Time: 1.00 - 2.00pm Venue: Room 3.21 Old Building
Speaker: Bart Taub (Adam Smith Business School, University of Glasgow)
Seminar Title: Inconspicuousness and obfuscation: How large shareholders dynamically manipulate output and information for trading purposes
Paper
Abstract:
The large shareholder literature examines how a large shareholder trades off the advantage of being able to influence the boardroom decisions of the firm, while small shareholders free ride on the outcomes, against the extra risk entailed in large shareholdings. A large shareholder can also profit because his ability to affect fundamentals improves his ability to hide his private information from other informed traders and from market makers in his stock market dealings. In a static version of the model, the large shareholder increases the volatility of firm fundamentals, but by adjusting his trading strategy this increase is of the component of his private information that is unforecastable by the market maker: he obfuscates. As a result, market liquidity falls.

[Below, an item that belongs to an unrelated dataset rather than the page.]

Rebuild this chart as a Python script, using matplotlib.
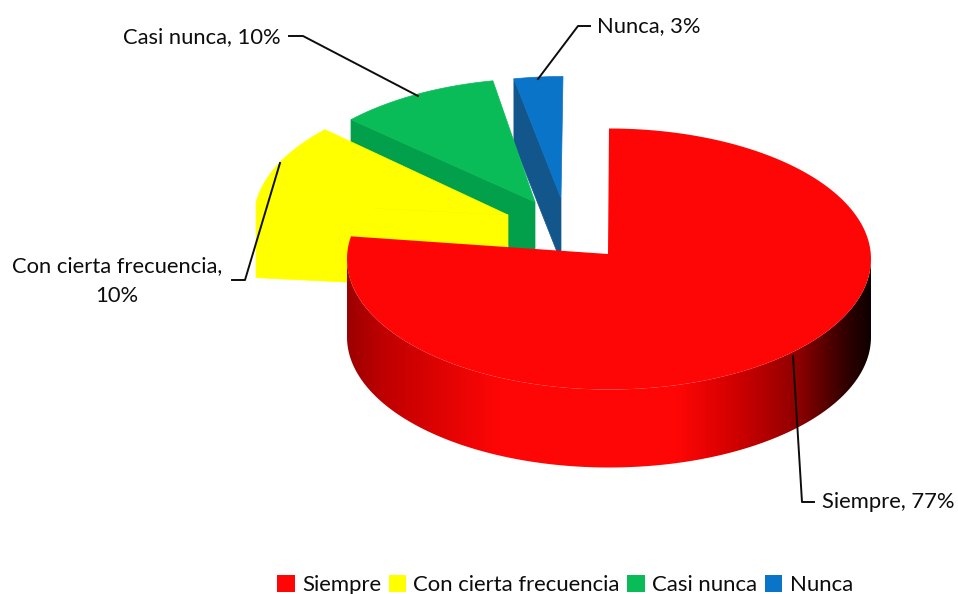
import numpy as np
import matplotlib
matplotlib.use('Agg')
import matplotlib.pyplot as plt
from matplotlib.colors import LinearSegmentedColormap
from matplotlib.patches import Patch, Polygon

plt.rcParams['font.family'] = ['Lato', 'DejaVu Sans']

categories = ['Siempre', 'Con cierta frecuencia', 'Casi nunca', 'Nunca']
percent = [77, 10, 10, 3]

# look of the slices
top_colors = ['#ff0606', '#ffff00', '#0abc58', '#0a75c8']
wall_colors = ['#ff0606', '#ffff00', '#02a04a', '#13568c']
centers = [(609, 259), (516, 219), (542, 209), (563, 207)]
apexes = [(608, 254), (508, 215), (535, 202), (561, 198)]
depths = [78, 75, 78, 64]
RX, RY = 262, 130.5
RED_END_SKEW = 2.8  # perspective pulls the end of the big slice up a little
LABEL_SIZE = 15.8
TEXT_COLOR = '#0d0d0d'

# shading along the front wall of the big slice
shade_pos = [0, 0.07, 0.29, 0.63, 0.74, 0.86, 0.955, 1]
shade_col = ['#9c0000', '#c00000', '#ff0606', '#ff0606', '#d20000', '#900000', '#300000', '#100000']


def arc(center, start, stop, shift=0):
    t = np.radians(np.linspace(start, stop, 200))
    return np.column_stack([center[0] + RX * np.sin(t), center[1] - RY * np.cos(t) + shift])


fig = plt.figure(figsize=(9.58, 5.94), dpi=100)
ax = fig.add_axes([0, 0, 1, 1])

edges = np.concatenate([[0], np.cumsum(percent)]) * 3.6

# back slices first, the red one covers them
for i in [3, 2, 1]:
    start, stop = edges[i], edges[i + 1]
    rim = arc(centers[i], start, start + 0.001)[0]
    apex = np.array(apexes[i])
    down = np.array([0, depths[i]])
    ax.add_patch(Polygon([rim, apex, apex + down, rim + down], closed=True,
                         fc=wall_colors[i], ec=wall_colors[i], lw=0.5, zorder=2 + (3 - i)))
    top = np.vstack([[apex], arc(centers[i], start, stop)])
    ax.add_patch(Polygon(top, closed=True, fc=top_colors[i], ec=top_colors[i], lw=0.5, zorder=2 + (3 - i)))

# big slice: front wall with gradient, then the top
red_end = edges[1] + RED_END_SKEW
front_top = arc(centers[0], 90, 270)
front_bottom = arc(centers[0], 90, 270, depths[0])
wall = Polygon(np.vstack([front_top, front_bottom[::-1]]), closed=True, fc='none', ec='none', zorder=6)
ax.add_patch(wall)
cmap = LinearSegmentedColormap.from_list('wall', list(zip(shade_pos, shade_col)))
grad = np.linspace(0, 1, 512).reshape(1, -1)
im = ax.imshow(grad, cmap=cmap, aspect='auto', zorder=6, interpolation='bilinear',
               extent=(centers[0][0] - RX, centers[0][0] + RX, 600, 100))
im.set_clip_path(wall)
top = np.vstack([[apexes[0]], arc(centers[0], edges[0], red_end)])
ax.add_patch(Polygon(top, closed=True, fc=top_colors[0], ec='none', zorder=7))

# data labels with their leader lines
ax.plot([814, 802, 793], [502, 502, 356], color='#0d0d0d', lw=1.4, zorder=8)
ax.plot([289, 303, 418], [36, 36, 96], color='#0d0d0d', lw=1.4, zorder=8)
ax.plot([590, 578, 538], [26, 26, 79], color='#0d0d0d', lw=1.4, zorder=8)
ax.plot([232, 245, 280], [280, 280, 163], color='#0d0d0d', lw=1.4, zorder=8)

ax.text(822, 502, f'{categories[0]}, {percent[0]}%', fontsize=LABEL_SIZE, color=TEXT_COLOR, va='center', ha='left')
ax.text(117, 281, f'{categories[1]},\n{percent[1]}%', fontsize=LABEL_SIZE, color=TEXT_COLOR, va='center', ha='center',
        linespacing=1.6)
ax.text(281, 37, f'{categories[2]}, {percent[2]}%', fontsize=LABEL_SIZE, color=TEXT_COLOR, va='center', ha='right')
ax.text(597, 26, f'{categories[3]}, {percent[3]}%', fontsize=LABEL_SIZE, color=TEXT_COLOR, va='center', ha='left')

handles = [Patch(fc=c, ec='none', label=n) for c, n in zip(top_colors, categories)]
ax.legend(handles=handles, ncols=4, loc='center', bbox_to_anchor=(565 / 958, 1 - 585 / 594),
          frameon=False, fontsize=15.9, handlelength=0.8, handleheight=0.8, handletextpad=0.33,
          columnspacing=0.33, borderpad=0, borderaxespad=0, labelcolor=TEXT_COLOR)

ax.set_xlim(0, 958)
ax.set_ylim(594, 0)
ax.axis('off')

plt.savefig('out.png', dpi=100)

I then use Fourier transform methods, including a new spectral factorisation algorithm, to construct a continuous time dynamic version of the large shareholder model. In the dynamic model, the large shareholder does not just simply amplify the fundamental value of the firm as in the static model: he also alters the fundamental autoregressive structure of the fundamental value process because this improves his ability to hide his private information from other informed traders and from market makers, that is, to obfuscate. As a consequence, the real fundamental processes of the firm are induced to resemble noise trade structurally. The model thus marries market microstructure outcomes with real resource allocation.